• Exercise directions:
Leave out the images; return the rest of the data exactly.

• Provided data:
○ ○ ○ ○ ○

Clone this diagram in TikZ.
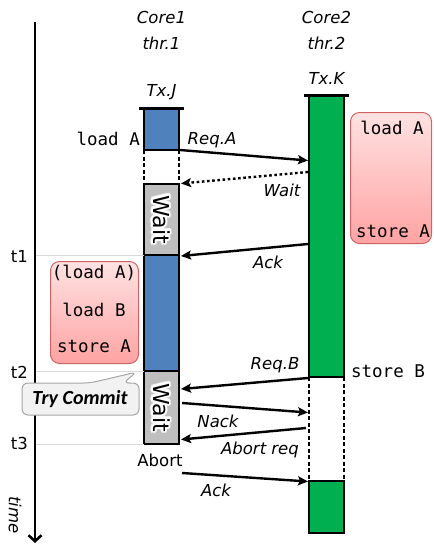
\documentclass[tikz,border=0pt]{standalone}
\usepackage{fontspec}
\setmainfont{DejaVu Sans}
\setmonofont{DejaVu Sans Mono}
\newfontfamily\calfont{Carlito}
\usetikzlibrary{arrows.meta,calc}
\definecolor{txblue}{HTML}{4F81BD}
\definecolor{txgreen}{HTML}{00B050}
\definecolor{waitgray}{HTML}{BFBFBF}
\definecolor{pinkedge}{HTML}{CF6464}
\definecolor{pinktop}{HTML}{FFE2E2}
\definecolor{pinkbot}{HTML}{FFA3A3}
\definecolor{calloutfill}{HTML}{F2F2F2}
\definecolor{calloutedge}{HTML}{A6A6A6}
\definecolor{tickgray}{HTML}{D9D9D9}
\begin{document}
\begin{tikzpicture}[x=1pt,y=-1pt,
  lbl/.style={font=\fontsize{16.5}{19}\selectfont\itshape, inner sep=0pt},
  plain/.style={font=\fontsize{16.5}{19}\selectfont, inner sep=0pt},
  code/.style={font=\fontsize{17.5}{20}\selectfont\ttfamily, inner sep=0pt},
  seg/.style={draw=black, line width=1.3pt, minimum width=35pt, inner sep=0pt, outer sep=0pt},
  dashline/.style={draw=black, line width=1.2pt, dash pattern=on 4pt off 2.5pt},
  txcap/.style={line width=3pt},
  msg/.style={line width=2.4pt, -{Stealth[length=10pt,width=9pt,inset=2pt]}},
  dotmsg/.style={msg, dash pattern=on 2.6pt off 2.6pt},
  tick/.style={draw=tickgray, line width=0.6pt},
  pinkbox/.style={draw=pinkedge, line width=1pt, rounded corners=9pt,
    top color=pinktop, bottom color=pinkbot},
  waittext/.style={font=\fontsize{22}{24}\selectfont, rotate=-90, inner sep=0pt},
]
\useasboundingbox (0,0) rectangle (434,544);

% time axis
\coordinate (tstart) at (35,22);
\coordinate (tend) at (35,543);
\draw[line width=2.6pt, -{Straight Barb[length=6pt,width=13pt]}] (tstart) -- (tend);
\node[lbl, rotate=-90] (timelbl) at (15,515) {time};

% thread headers
\node[lbl] (core1) at (161.5,17) {Core1};
\node[lbl] (thr1) at (161.5,43) {thr.1};
\node[lbl] (txj) at (161.5,92) {Tx.J};
\node[lbl] (core2) at (326.5,17) {Core2};
\node[lbl] (thr2) at (326.5,43) {thr.2};
\node[lbl] (txk) at (326.5,78) {Tx.K};

% transaction J on core 1
\node[seg, fill=txblue, minimum height=42pt, anchor=north] (j1) at (161.5,108) {};
\node[seg, fill=waitgray, minimum height=71pt, anchor=north] (jw1) at (161.5,184) {};
\node[seg, fill=txblue, minimum height=116pt, anchor=north] (j2) at (161.5,255) {};
\node[seg, fill=waitgray, minimum height=73pt, anchor=north] (jw2) at (161.5,371) {};
\draw[dashline] (j1.south west) -- (jw1.north west);
\draw[dashline] (j1.south east) -- (jw1.north east);
\draw[txcap] ([xshift=-5pt]j1.north west) -- ([xshift=5pt]j1.north east);

% transaction K on core 2
\node[seg, fill=txgreen, minimum height=282pt, anchor=north] (k1) at (326.5,95) {};
\node[seg, fill=txgreen, minimum height=52pt, anchor=north] (k2) at (326.5,481) {};
\draw[dashline] (k1.south west) -- (k2.north west);
\draw[dashline] (k1.south east) -- (k2.north east);
\draw[txcap] ([xshift=-5pt]k1.north west) -- ([xshift=5pt]k1.north east);

% glowing "Wait" labels
\foreach \a in {0,30,...,330} {
  \node[waittext, text=white, opacity=0.6] (glowb\a) at ($(jw1.center)+(\a:2.6pt)$) {Wait};
  \node[waittext, text=white] (glowa\a) at ($(jw1.center)+(\a:1.5pt)$) {Wait};
  \node[waittext, text=white, opacity=0.6] (glowd\a) at ($(jw2.center)+(\a:2.6pt)$) {Wait};
  \node[waittext, text=white] (glowc\a) at ($(jw2.center)+(\a:1.5pt)$) {Wait};
}
\node[waittext] (wait1) at (jw1.center) {Wait};
\node[waittext] (wait2) at (jw2.center) {Wait};

% time marks
\draw[tick] (36,255) -- (j2.north west);
\draw[tick] (36,371) -- (jw2.north west);
\draw[tick] (36,444) -- (jw2.south west);
\node[plain, anchor=east] (t1) at (28,256) {t1};
\node[plain, anchor=east] (t2) at (28,372) {t2};
\node[plain, anchor=east] (t3) at (28,443) {t3};

% operations
\node[code, anchor=east] (loadA) at (140,139) {load A};
\node[code] (storeB) at (388,371) {store B};
\node[plain] (abort) at (160,460) {Abort};

\node[pinkbox, minimum width=88pt, minimum height=102pt, anchor=north west] (opsJ) at (50,261) {};
\node[code] (opsJa) at (94,273) {(load A)};
\node[code] (opsJb) at (94,310) {load B};
\node[code] (opsJc) at (94,346) {store A};

\node[pinkbox, minimum width=81pt, minimum height=131pt, anchor=north west] (opsK) at (350,112) {};
\node[code] (opsKa) at (392,128) {load A};
\node[code] (opsKb) at (393,231) {store A};

% try-commit callout
\draw[draw=calloutedge, fill=calloutfill, line width=1pt, rounded corners=6pt]
  (22,383) -- (90,383) -- (137,372) -- (123,383) -- (139,383) -- (139,415) -- (22,415) -- cycle;
\node[font=\fontsize{20}{22}\selectfont\calfont\bfseries\itshape, inner sep=0pt] (trycommit) at (80,399.5) {Try Commit};

% coherence messages
\coordinate (reqA-s) at (180,150);  \coordinate (reqA-e) at (308,160.5);
\coordinate (waitm-s) at (308,172); \coordinate (waitm-e) at (181,183.5);
\coordinate (ack1-s) at (308,244);  \coordinate (ack1-e) at (181,256);
\coordinate (reqB-s) at (308,378);  \coordinate (reqB-e) at (181,389);
\coordinate (nack-s) at (182,403);  \coordinate (nack-e) at (308,412.5);
\coordinate (abrq-s) at (306,428);  \coordinate (abrq-e) at (181,439.5);
\coordinate (ack2-s) at (182,473);  \coordinate (ack2-e) at (308,481.5);

\draw[msg] (reqA-s) -- (reqA-e);
\draw[dotmsg] (waitm-s) -- (waitm-e);
\draw[msg] (ack1-s) -- (ack1-e);
\draw[msg] (reqB-s) -- (reqB-e);
\draw[msg] (nack-s) -- (nack-e);
\draw[msg] (abrq-s) -- (abrq-e);
\draw[msg] (ack2-s) -- (ack2-e);

\node[lbl] (reqAlbl) at (212,140) {Req.A};
\node[lbl] (waitlbl) at (282,190) {Wait};
\node[lbl] (ack1lbl) at (268,262) {Ack};
\node[lbl] (reqBlbl) at (275,365) {Req.B};
\node[lbl] (nacklbl) at (218,421) {Nack};
\node[lbl] (abrqlbl) at (260,450) {Abort req};
\node[lbl] (ack2lbl) at (216,490) {Ack};
\end{tikzpicture}
\end{document}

○ ○ ○ ○ ○

• Exercise response:
Clone this diagram in TikZ.
\documentclass[tikz,border=0pt]{standalone}
\usepackage{fontspec}
\setmainfont{DejaVu Sans}
\setmonofont{DejaVu Sans Mono}
\newfontfamily\calfont{Carlito}
\usetikzlibrary{arrows.meta,calc}
\definecolor{txblue}{HTML}{4F81BD}
\definecolor{txgreen}{HTML}{00B050}
\definecolor{waitgray}{HTML}{BFBFBF}
\definecolor{pinkedge}{HTML}{CF6464}
\definecolor{pinktop}{HTML}{FFE2E2}
\definecolor{pinkbot}{HTML}{FFA3A3}
\definecolor{calloutfill}{HTML}{F2F2F2}
\definecolor{calloutedge}{HTML}{A6A6A6}
\definecolor{tickgray}{HTML}{D9D9D9}
\begin{document}
\begin{tikzpicture}[x=1pt,y=-1pt,
  lbl/.style={font=\fontsize{16.5}{19}\selectfont\itshape, inner sep=0pt},
  plain/.style={font=\fontsize{16.5}{19}\selectfont, inner sep=0pt},
  code/.style={font=\fontsize{17.5}{20}\selectfont\ttfamily, inner sep=0pt},
  seg/.style={draw=black, line width=1.3pt, minimum width=35pt, inner sep=0pt, outer sep=0pt},
  dashline/.style={draw=black, line width=1.2pt, dash pattern=on 4pt off 2.5pt},
  txcap/.style={line width=3pt},
  msg/.style={line width=2.4pt, -{Stealth[length=10pt,width=9pt,inset=2pt]}},
  dotmsg/.style={msg, dash pattern=on 2.6pt off 2.6pt},
  tick/.style={draw=tickgray, line width=0.6pt},
  pinkbox/.style={draw=pinkedge, line width=1pt, rounded corners=9pt,
    top color=pinktop, bottom color=pinkbot},
  waittext/.style={font=\fontsize{22}{24}\selectfont, rotate=-90, inner sep=0pt},
]
\useasboundingbox (0,0) rectangle (434,544);

% time axis
\coordinate (tstart) at (35,22);
\coordinate (tend) at (35,543);
\draw[line width=2.6pt, -{Straight Barb[length=6pt,width=13pt]}] (tstart) -- (tend);
\node[lbl, rotate=-90] (timelbl) at (15,515) {time};

% thread headers
\node[lbl] (core1) at (161.5,17) {Core1};
\node[lbl] (thr1) at (161.5,43) {thr.1};
\node[lbl] (txj) at (161.5,92) {Tx.J};
\node[lbl] (core2) at (326.5,17) {Core2};
\node[lbl] (thr2) at (326.5,43) {thr.2};
\node[lbl] (txk) at (326.5,78) {Tx.K};

% transaction J on core 1
\node[seg, fill=txblue, minimum height=42pt, anchor=north] (j1) at (161.5,108) {};
\node[seg, fill=waitgray, minimum height=71pt, anchor=north] (jw1) at (161.5,184) {};
\node[seg, fill=txblue, minimum height=116pt, anchor=north] (j2) at (161.5,255) {};
\node[seg, fill=waitgray, minimum height=73pt, anchor=north] (jw2) at (161.5,371) {};
\draw[dashline] (j1.south west) -- (jw1.north west);
\draw[dashline] (j1.south east) -- (jw1.north east);
\draw[txcap] ([xshift=-5pt]j1.north west) -- ([xshift=5pt]j1.north east);

% transaction K on core 2
\node[seg, fill=txgreen, minimum height=282pt, anchor=north] (k1) at (326.5,95) {};
\node[seg, fill=txgreen, minimum height=52pt, anchor=north] (k2) at (326.5,481) {};
\draw[dashline] (k1.south west) -- (k2.north west);
\draw[dashline] (k1.south east) -- (k2.north east);
\draw[txcap] ([xshift=-5pt]k1.north west) -- ([xshift=5pt]k1.north east);

% glowing "Wait" labels
\foreach \a in {0,30,...,330} {
  \node[waittext, text=white, opacity=0.6] (glowb\a) at ($(jw1.center)+(\a:2.6pt)$) {Wait};
  \node[waittext, text=white] (glowa\a) at ($(jw1.center)+(\a:1.5pt)$) {Wait};
  \node[waittext, text=white, opacity=0.6] (glowd\a) at ($(jw2.center)+(\a:2.6pt)$) {Wait};
  \node[waittext, text=white] (glowc\a) at ($(jw2.center)+(\a:1.5pt)$) {Wait};
}
\node[waittext] (wait1) at (jw1.center) {Wait};
\node[waittext] (wait2) at (jw2.center) {Wait};

% time marks
\draw[tick] (36,255) -- (j2.north west);
\draw[tick] (36,371) -- (jw2.north west);
\draw[tick] (36,444) -- (jw2.south west);
\node[plain, anchor=east] (t1) at (28,256) {t1};
\node[plain, anchor=east] (t2) at (28,372) {t2};
\node[plain, anchor=east] (t3) at (28,443) {t3};

% operations
\node[code, anchor=east] (loadA) at (140,139) {load A};
\node[code] (storeB) at (388,371) {store B};
\node[plain] (abort) at (160,460) {Abort};

\node[pinkbox, minimum width=88pt, minimum height=102pt, anchor=north west] (opsJ) at (50,261) {};
\node[code] (opsJa) at (94,273) {(load A)};
\node[code] (opsJb) at (94,310) {load B};
\node[code] (opsJc) at (94,346) {store A};

\node[pinkbox, minimum width=81pt, minimum height=131pt, anchor=north west] (opsK) at (350,112) {};
\node[code] (opsKa) at (392,128) {load A};
\node[code] (opsKb) at (393,231) {store A};

% try-commit callout
\draw[draw=calloutedge, fill=calloutfill, line width=1pt, rounded corners=6pt]
  (22,383) -- (90,383) -- (137,372) -- (123,383) -- (139,383) -- (139,415) -- (22,415) -- cycle;
\node[font=\fontsize{20}{22}\selectfont\calfont\bfseries\itshape, inner sep=0pt] (trycommit) at (80,399.5) {Try Commit};

% coherence messages
\coordinate (reqA-s) at (180,150);  \coordinate (reqA-e) at (308,160.5);
\coordinate (waitm-s) at (308,172); \coordinate (waitm-e) at (181,183.5);
\coordinate (ack1-s) at (308,244);  \coordinate (ack1-e) at (181,256);
\coordinate (reqB-s) at (308,378);  \coordinate (reqB-e) at (181,389);
\coordinate (nack-s) at (182,403);  \coordinate (nack-e) at (308,412.5);
\coordinate (abrq-s) at (306,428);  \coordinate (abrq-e) at (181,439.5);
\coordinate (ack2-s) at (182,473);  \coordinate (ack2-e) at (308,481.5);

\draw[msg] (reqA-s) -- (reqA-e);
\draw[dotmsg] (waitm-s) -- (waitm-e);
\draw[msg] (ack1-s) -- (ack1-e);
\draw[msg] (reqB-s) -- (reqB-e);
\draw[msg] (nack-s) -- (nack-e);
\draw[msg] (abrq-s) -- (abrq-e);
\draw[msg] (ack2-s) -- (ack2-e);

\node[lbl] (reqAlbl) at (212,140) {Req.A};
\node[lbl] (waitlbl) at (282,190) {Wait};
\node[lbl] (ack1lbl) at (268,262) {Ack};
\node[lbl] (reqBlbl) at (275,365) {Req.B};
\node[lbl] (nacklbl) at (218,421) {Nack};
\node[lbl] (abrqlbl) at (260,450) {Abort req};
\node[lbl] (ack2lbl) at (216,490) {Ack};
\end{tikzpicture}
\end{document}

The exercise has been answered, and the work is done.